The request ::
Select and reproduce each line of the listing below that bears the string "this".

(Plotting code records)
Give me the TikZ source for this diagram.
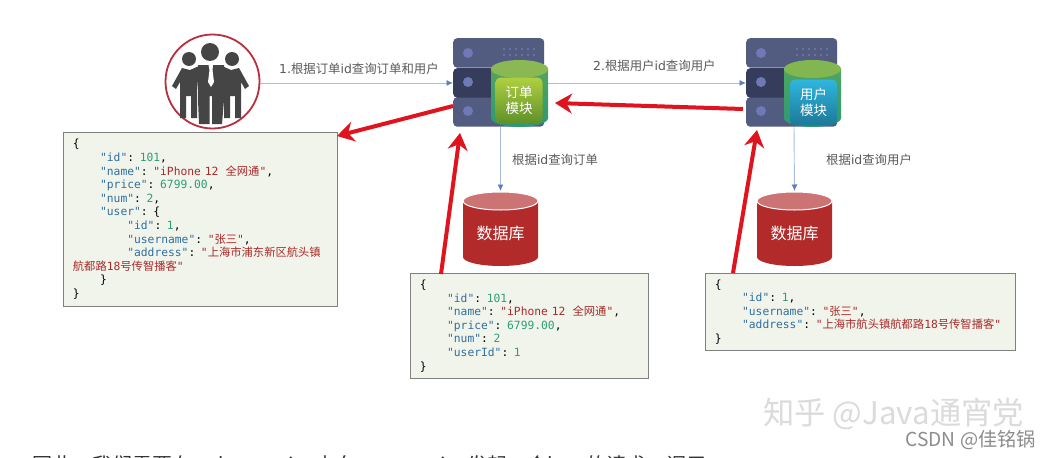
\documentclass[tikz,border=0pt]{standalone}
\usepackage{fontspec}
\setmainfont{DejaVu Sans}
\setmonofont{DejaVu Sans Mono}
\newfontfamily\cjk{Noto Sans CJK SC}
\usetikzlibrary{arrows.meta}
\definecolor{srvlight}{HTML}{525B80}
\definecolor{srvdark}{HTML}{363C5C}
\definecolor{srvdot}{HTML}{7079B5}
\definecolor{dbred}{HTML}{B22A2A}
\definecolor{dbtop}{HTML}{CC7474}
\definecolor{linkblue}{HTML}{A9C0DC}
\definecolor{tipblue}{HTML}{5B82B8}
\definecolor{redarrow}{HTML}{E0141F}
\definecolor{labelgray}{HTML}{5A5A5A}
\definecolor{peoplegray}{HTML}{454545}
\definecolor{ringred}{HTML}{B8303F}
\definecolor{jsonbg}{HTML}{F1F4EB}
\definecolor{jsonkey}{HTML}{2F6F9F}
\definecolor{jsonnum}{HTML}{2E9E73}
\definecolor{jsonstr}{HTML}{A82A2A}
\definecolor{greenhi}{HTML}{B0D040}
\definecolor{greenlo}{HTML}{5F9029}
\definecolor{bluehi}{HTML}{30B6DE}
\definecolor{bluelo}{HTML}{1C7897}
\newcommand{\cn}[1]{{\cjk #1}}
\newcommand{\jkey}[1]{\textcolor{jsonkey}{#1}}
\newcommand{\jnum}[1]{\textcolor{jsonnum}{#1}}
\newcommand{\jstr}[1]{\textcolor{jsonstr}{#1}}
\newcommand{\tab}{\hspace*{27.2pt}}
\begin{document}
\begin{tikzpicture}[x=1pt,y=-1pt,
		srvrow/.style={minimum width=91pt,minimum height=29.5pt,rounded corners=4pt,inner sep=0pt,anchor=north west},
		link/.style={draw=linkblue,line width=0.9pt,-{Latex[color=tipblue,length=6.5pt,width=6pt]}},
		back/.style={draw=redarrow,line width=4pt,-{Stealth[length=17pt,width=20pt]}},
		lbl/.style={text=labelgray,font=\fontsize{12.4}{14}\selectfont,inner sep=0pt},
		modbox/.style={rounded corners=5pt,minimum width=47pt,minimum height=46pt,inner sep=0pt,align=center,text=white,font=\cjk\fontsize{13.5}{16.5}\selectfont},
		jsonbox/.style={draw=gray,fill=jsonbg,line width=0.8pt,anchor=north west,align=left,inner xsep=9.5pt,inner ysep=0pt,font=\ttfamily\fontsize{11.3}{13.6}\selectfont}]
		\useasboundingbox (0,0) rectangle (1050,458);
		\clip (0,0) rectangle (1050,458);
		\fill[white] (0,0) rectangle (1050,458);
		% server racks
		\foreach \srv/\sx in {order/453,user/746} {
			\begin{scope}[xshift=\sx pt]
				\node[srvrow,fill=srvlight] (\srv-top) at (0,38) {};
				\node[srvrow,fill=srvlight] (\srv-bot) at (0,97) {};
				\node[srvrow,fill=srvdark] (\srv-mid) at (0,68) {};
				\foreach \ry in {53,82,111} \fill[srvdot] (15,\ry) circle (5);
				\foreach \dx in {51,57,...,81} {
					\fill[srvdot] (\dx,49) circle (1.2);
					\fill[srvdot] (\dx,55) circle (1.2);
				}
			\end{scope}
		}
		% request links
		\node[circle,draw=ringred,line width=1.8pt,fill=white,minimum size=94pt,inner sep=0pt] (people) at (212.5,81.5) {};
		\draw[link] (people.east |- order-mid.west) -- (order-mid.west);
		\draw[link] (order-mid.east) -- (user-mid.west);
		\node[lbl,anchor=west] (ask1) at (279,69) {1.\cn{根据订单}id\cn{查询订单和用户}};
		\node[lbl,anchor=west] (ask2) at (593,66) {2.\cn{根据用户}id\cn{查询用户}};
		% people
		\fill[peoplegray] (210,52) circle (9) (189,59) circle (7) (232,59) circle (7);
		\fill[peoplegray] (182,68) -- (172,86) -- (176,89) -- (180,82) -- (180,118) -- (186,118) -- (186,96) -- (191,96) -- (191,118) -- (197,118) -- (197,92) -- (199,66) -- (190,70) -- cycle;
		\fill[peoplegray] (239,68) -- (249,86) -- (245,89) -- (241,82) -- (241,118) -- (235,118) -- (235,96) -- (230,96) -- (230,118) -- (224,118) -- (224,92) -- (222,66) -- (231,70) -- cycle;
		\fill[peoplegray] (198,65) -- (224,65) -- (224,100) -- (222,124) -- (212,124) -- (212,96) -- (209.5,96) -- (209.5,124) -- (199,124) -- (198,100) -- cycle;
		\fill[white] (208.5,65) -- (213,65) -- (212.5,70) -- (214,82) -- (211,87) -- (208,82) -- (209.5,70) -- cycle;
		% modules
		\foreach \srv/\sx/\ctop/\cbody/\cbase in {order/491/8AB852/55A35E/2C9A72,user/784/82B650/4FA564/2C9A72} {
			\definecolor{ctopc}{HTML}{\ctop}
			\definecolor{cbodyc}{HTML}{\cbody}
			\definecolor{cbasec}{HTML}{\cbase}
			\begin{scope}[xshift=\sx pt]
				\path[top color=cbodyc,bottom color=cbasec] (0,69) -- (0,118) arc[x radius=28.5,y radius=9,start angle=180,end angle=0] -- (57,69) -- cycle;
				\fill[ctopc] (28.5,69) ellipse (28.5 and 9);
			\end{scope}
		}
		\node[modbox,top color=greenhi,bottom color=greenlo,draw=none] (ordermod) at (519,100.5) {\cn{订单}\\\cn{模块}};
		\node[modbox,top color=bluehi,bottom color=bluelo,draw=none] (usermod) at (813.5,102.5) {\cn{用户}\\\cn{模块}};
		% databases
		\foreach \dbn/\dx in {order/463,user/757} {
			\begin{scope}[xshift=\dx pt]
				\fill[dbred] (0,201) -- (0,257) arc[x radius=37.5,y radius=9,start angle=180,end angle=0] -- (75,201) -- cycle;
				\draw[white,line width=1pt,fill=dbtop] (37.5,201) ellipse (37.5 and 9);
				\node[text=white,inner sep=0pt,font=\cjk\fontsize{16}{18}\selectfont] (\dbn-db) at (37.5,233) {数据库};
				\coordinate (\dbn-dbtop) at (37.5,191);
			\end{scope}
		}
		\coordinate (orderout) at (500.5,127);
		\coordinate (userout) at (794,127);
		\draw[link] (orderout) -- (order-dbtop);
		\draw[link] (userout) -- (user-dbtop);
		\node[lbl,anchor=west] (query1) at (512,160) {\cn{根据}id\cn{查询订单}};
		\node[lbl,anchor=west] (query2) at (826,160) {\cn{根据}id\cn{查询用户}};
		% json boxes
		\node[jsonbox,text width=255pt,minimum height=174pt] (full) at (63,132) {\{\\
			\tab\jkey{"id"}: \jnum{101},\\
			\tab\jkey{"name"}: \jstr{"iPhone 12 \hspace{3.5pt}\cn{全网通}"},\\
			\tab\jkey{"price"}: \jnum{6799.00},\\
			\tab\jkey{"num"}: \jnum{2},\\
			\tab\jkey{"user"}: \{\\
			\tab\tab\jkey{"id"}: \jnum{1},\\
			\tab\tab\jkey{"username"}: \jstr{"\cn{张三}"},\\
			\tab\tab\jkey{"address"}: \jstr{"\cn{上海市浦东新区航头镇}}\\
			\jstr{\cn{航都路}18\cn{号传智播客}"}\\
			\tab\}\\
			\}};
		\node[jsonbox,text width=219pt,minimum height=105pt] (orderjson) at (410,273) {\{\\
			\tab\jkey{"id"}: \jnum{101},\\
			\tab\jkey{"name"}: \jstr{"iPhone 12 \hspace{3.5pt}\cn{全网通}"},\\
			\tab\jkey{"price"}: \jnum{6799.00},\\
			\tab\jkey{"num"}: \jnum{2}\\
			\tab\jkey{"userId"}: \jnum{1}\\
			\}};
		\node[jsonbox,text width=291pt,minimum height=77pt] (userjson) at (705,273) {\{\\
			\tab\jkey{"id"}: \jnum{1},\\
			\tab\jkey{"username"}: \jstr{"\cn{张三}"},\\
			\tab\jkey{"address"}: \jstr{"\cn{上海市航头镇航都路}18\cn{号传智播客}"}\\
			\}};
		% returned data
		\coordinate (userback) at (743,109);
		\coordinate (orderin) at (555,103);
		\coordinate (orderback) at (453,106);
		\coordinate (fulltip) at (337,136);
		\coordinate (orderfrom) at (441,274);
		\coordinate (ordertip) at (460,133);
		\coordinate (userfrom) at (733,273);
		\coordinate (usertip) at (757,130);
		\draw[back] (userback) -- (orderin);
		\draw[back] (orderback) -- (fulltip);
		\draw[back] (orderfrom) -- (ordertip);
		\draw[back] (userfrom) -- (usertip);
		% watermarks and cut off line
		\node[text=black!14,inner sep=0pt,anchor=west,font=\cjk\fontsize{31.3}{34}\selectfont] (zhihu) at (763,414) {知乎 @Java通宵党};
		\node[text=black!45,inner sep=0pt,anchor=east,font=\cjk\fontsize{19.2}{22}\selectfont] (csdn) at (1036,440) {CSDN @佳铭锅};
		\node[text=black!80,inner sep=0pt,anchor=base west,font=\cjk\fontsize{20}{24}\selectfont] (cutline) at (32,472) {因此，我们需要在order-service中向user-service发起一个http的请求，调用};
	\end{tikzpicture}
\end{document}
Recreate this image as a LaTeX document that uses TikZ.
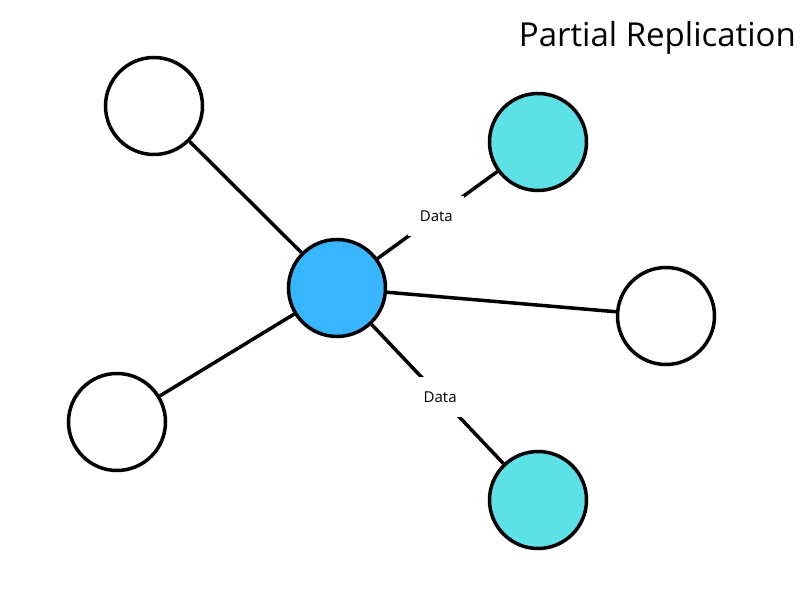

Response below ::
Give me the TikZ source for this diagram.
Recreate this image as a LaTeX document that uses TikZ.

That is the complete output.